Disputes between an investor and the country hosting the investment could, if amicable negotiation fails, be settled either before the courts of the latter or by means of international arbitration. Any dispute between the signatories will be settled via diplomatic channels, except that, if no solution is found (in many cases a term of six months is set), the parties may resort to arbitration. Each party will then appoint an arbitrator, and both of them will designate a third arbitrator. If no agreement is reached with respect to the appointment of the arbitrators, any party may request the president of the International Court of Justice to make the appointments.
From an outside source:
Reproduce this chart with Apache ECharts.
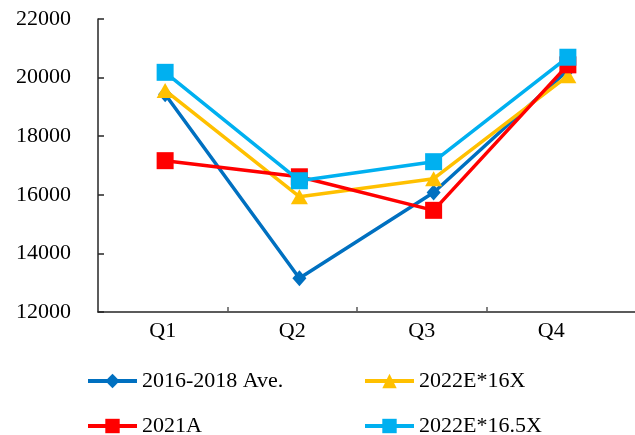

The award under the international arbitration will be final and binding.

 

In most cases (23 treaties), an arbitration procedure can be brought before the Center for Settlement of Investment Disputes (ICSID). Venezuela ratified the Convention on the Settlement of Investment Disputes between States and nationals of other States which established ICSID on April 3, 1995, but denounced it on January 24, 2012. Pursuant to Article 71 of such convention, the denunciation became effective six months after the notice. ICSID lists 17 cases pending against Venezuela and 32 are shown as concluded (see also: Investment Treaties and ICSID Jurisdiction).

 

Most treaties also foresee the possibility of using “ad hoc” arbitration, following the UNCITRAL Arbitration Rules. More recently treaties have referred to arbitrations before the International Arbitration Tribunal of the Paris Chamber of Commerce (sic) or the Arbitration Institute of the Stockholm Chamber of Commerce.

 

  1. Multilateral Investment Guaranty Agency (MIGA).

 

Venezuela ratified the MIGA agreement, effective 1993. Investments in Venezuela can, therefore, obtain MIGA coverage. Disputes arising out of investments with MIGA coverage are subject to special provisions of the MIGA agreement.